WHAT IS ASKED:
Print word for word the first line of the listing below and every line after it, through the line with "(493,75) -- (1132,75)". Leave out the pictures and the rest.

═══ RECORDED DATA

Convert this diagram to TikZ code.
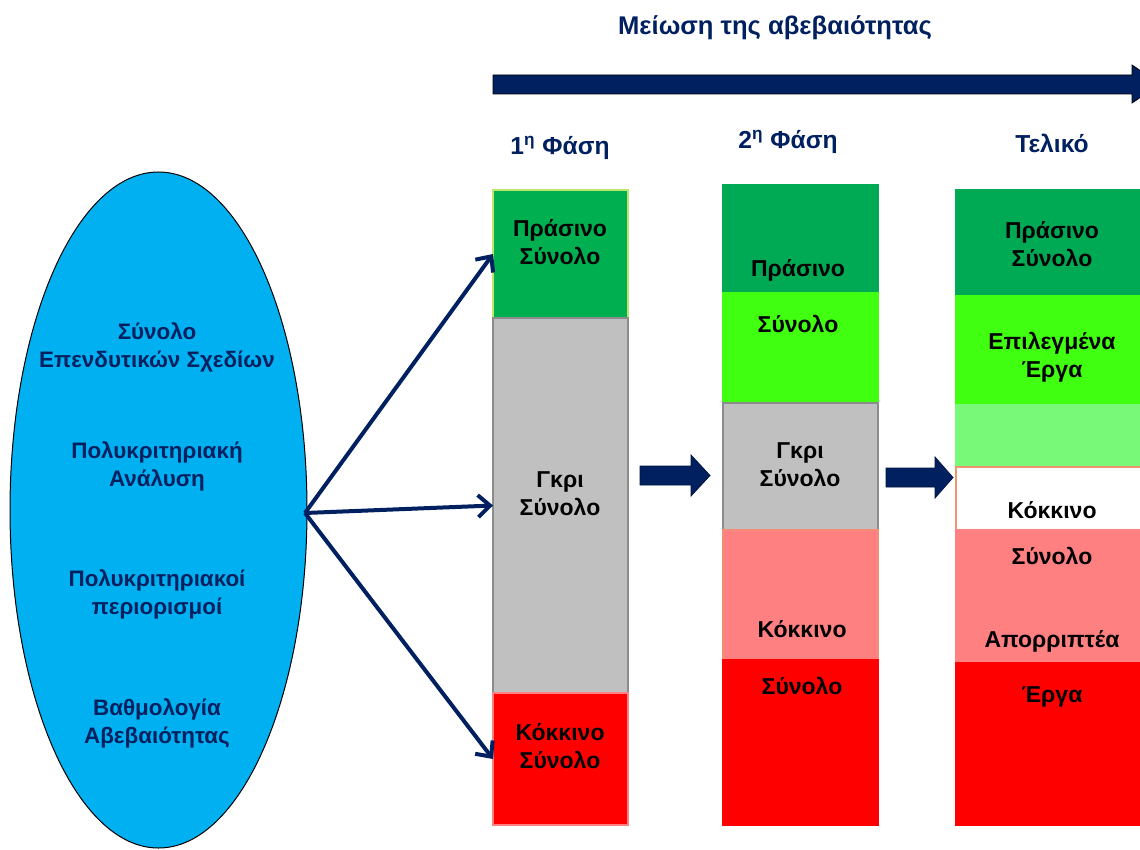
\documentclass[tikz,border=0pt]{standalone}
\usepackage{fontspec}
\setmainfont{Liberation Sans}
\usetikzlibrary{shapes.geometric,arrows.meta}

\definecolor{navy}{RGB}{0,32,96}
\definecolor{skyfill}{RGB}{0,176,240}
\definecolor{greenA}{RGB}{0,176,80}
\definecolor{greenB}{RGB}{0,170,84}
\definecolor{limegreen}{RGB}{64,255,16}
\definecolor{palegreen}{RGB}{120,250,120}
\definecolor{greyfill}{RGB}{192,192,192}
\definecolor{greyline}{RGB}{140,140,140}
\definecolor{salmon}{RGB}{255,128,128}
\definecolor{redfill}{RGB}{255,0,0}
\definecolor{tanline}{RGB}{235,150,110}
\definecolor{yelline}{RGB}{190,230,110}

% a block given by its corners (x1,y1) top-left and (x2,y2) bottom-right
\newcommand\blockrect[6]{%
  \node[blockbox,#6,anchor=north west,
        minimum width={(#4-#2)*0.5pt},minimum height={(#5-#3)*0.5pt}]
        (#1) at (#2,#3) {};}

\begin{document}
\begin{tikzpicture}[x=0.5pt,y=-0.5pt,
  blockbox/.style={rectangle,inner sep=0pt,outer sep=0pt,line width=0.6pt},
  lbl/.style={font=\bfseries\fontsize{11.5}{14}\selectfont,align=center,inner sep=0pt,text=black},
  navylbl/.style={lbl,text=navy,font=\bfseries\fontsize{12.3}{14}\selectfont},
  elllbl/.style={font=\bfseries\fontsize{11.2}{14}\selectfont,align=center,inner sep=0pt,text=navy},
  fan/.style={draw=navy,line width=2pt,-{Straight Barb[length=6pt,width=11pt,line width=2pt]}},
  blockarrow/.style={fill=navy,draw=navy!70!black,line width=0.4pt}]

\useasboundingbox (0,0) rectangle (1140,850);
\clip (0,0) rectangle (1140,850);

% heading and the long arrow under it
\node[navylbl,font=\bfseries\fontsize{12.8}{14}\selectfont] (title) at (775,28) {Μείωση της αβεβαιότητας};
\fill[navy,draw=black,line width=0.4pt]
  (493,75) -- (1132,75) -- (1132,65) -- (1160,84) -- (1132,103) -- (1132,94) -- (493,94) -- cycle;

\node[navylbl] (ph1) at (560,148) {1\textsuperscript{η} Φάση};
\node[navylbl] (ph2) at (788,142) {2\textsuperscript{η} Φάση};
\node[navylbl] (ph3) at (1052,143) {Τελικό};

% the set of plans
\node[ellipse,draw=black,line width=0.5pt,fill=skyfill,inner sep=0pt,
      minimum width=148.5pt,minimum height=338pt] (plans) at (158.5,510) {};
\node[elllbl] (e1) at (157,347) {Σύνολο\\Επενδυτικών Σχεδίων};
\node[elllbl] (e2) at (157,466) {Πολυκριτηριακή\\Ανάλυση};
\node[elllbl] (e3) at (157,594) {Πολυκριτηριακοί\\περιορισμοί};
\node[elllbl] (e4) at (157,723) {Βαθμολογία\\Αβεβαιότητας};
\coordinate (fanorigin) at (305,513);

% first phase
\blockrect{g1}{493}{190}{628}{318}{fill=greenA,draw=yelline}
\blockrect{y1}{493}{318}{628}{693}{fill=greyfill,draw=greyline}
\blockrect{r1}{493}{693}{628}{825}{fill=redfill,draw=salmon}

% second phase
\blockrect{g2}{723}{185}{878}{293}{fill=greenB,draw=greenB}
\blockrect{l2}{723}{293}{878}{403}{fill=limegreen,draw=limegreen}
\blockrect{y2}{723}{403}{878}{530}{fill=greyfill,draw=greyline}
\blockrect{s2}{723}{530}{878}{660}{fill=salmon,draw=tanline!60!salmon}
\blockrect{r2}{723}{660}{878}{825}{fill=redfill,draw=redfill}

% final result
\blockrect{g3}{956}{190}{1150}{296}{fill=greenB,draw=greenB}
\blockrect{l3}{956}{296}{1150}{405}{fill=limegreen,draw=limegreen}
\blockrect{p3}{956}{405}{1150}{467}{fill=palegreen,draw=palegreen}
\blockrect{w3}{956}{467}{1150}{530}{fill=white,draw=tanline}
\blockrect{s3}{956}{530}{1150}{663}{fill=salmon,draw=salmon}
\blockrect{r3}{956}{663}{1150}{825}{fill=redfill,draw=redfill}

% labels of the blocks
\node[lbl] (tg1) at (560,242) {Πράσινο\\Σύνολο};
\node[lbl] (ty1) at (560,494) {Γκρι\\Σύνολο};
\node[lbl] (tr1) at (560,746) {Κόκκινο\\Σύνολο};

\node[lbl] (tg2) at (798,270) {Πράσινο};
\node[lbl] (tl2) at (798,324) {Σύνολο};
\node[lbl] (ty2) at (800,465) {Γκρι\\Σύνολο};
\node[lbl] (ts2) at (802,629) {Κόκκινο};
\node[lbl] (tr2) at (802,686) {Σύνολο};

\node[lbl] (tg3) at (1052,244) {Πράσινο\\Σύνολο};
\node[lbl] (tl3) at (1052,357) {Επιλεγμένα\\Έργα};
\node[lbl] (tw3) at (1052,510) {Κόκκινο};
\node[lbl] (ts3a) at (1052,556) {Σύνολο};
\node[lbl] (ts3b) at (1052,641) {Απορριπτέα};
\node[lbl] (tr3) at (1052,697) {Έργα};

% fan of arrows into the first phase
\draw[fan] (fanorigin) -- (g1.west);
\draw[fan] (fanorigin) -- (y1.west);
\draw[fan] (fanorigin) -- (r1.west);

% block arrows between the phases
\filldraw[blockarrow] (640,466) -- (691,466) -- (691,455) -- (710,475.5) -- (691,496) -- (691,485) -- (640,485) -- cycle;
\filldraw[blockarrow] (886,468) -- (935,468) -- (935,457) -- (953,477.5) -- (935,498) -- (935,487) -- (886,487) -- cycle;

\end{tikzpicture}
\end{document}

══════

RESPONSE TO THIS EXERCISE:
Convert this diagram to TikZ code.
\documentclass[tikz,border=0pt]{standalone}
\usepackage{fontspec}
\setmainfont{Liberation Sans}
\usetikzlibrary{shapes.geometric,arrows.meta}

\definecolor{navy}{RGB}{0,32,96}
\definecolor{skyfill}{RGB}{0,176,240}
\definecolor{greenA}{RGB}{0,176,80}
\definecolor{greenB}{RGB}{0,170,84}
\definecolor{limegreen}{RGB}{64,255,16}
\definecolor{palegreen}{RGB}{120,250,120}
\definecolor{greyfill}{RGB}{192,192,192}
\definecolor{greyline}{RGB}{140,140,140}
\definecolor{salmon}{RGB}{255,128,128}
\definecolor{redfill}{RGB}{255,0,0}
\definecolor{tanline}{RGB}{235,150,110}
\definecolor{yelline}{RGB}{190,230,110}

% a block given by its corners (x1,y1) top-left and (x2,y2) bottom-right
\newcommand\blockrect[6]{%
  \node[blockbox,#6,anchor=north west,
        minimum width={(#4-#2)*0.5pt},minimum height={(#5-#3)*0.5pt}]
        (#1) at (#2,#3) {};}

\begin{document}
\begin{tikzpicture}[x=0.5pt,y=-0.5pt,
  blockbox/.style={rectangle,inner sep=0pt,outer sep=0pt,line width=0.6pt},
  lbl/.style={font=\bfseries\fontsize{11.5}{14}\selectfont,align=center,inner sep=0pt,text=black},
  navylbl/.style={lbl,text=navy,font=\bfseries\fontsize{12.3}{14}\selectfont},
  elllbl/.style={font=\bfseries\fontsize{11.2}{14}\selectfont,align=center,inner sep=0pt,text=navy},
  fan/.style={draw=navy,line width=2pt,-{Straight Barb[length=6pt,width=11pt,line width=2pt]}},
  blockarrow/.style={fill=navy,draw=navy!70!black,line width=0.4pt}]

\useasboundingbox (0,0) rectangle (1140,850);
\clip (0,0) rectangle (1140,850);

% heading and the long arrow under it
\node[navylbl,font=\bfseries\fontsize{12.8}{14}\selectfont] (title) at (775,28) {Μείωση της αβεβαιότητας};
\fill[navy,draw=black,line width=0.4pt]
  (493,75) -- (1132,75) -- (1132,65) -- (1160,84) -- (1132,103) -- (1132,94) -- (493,94) -- cycle;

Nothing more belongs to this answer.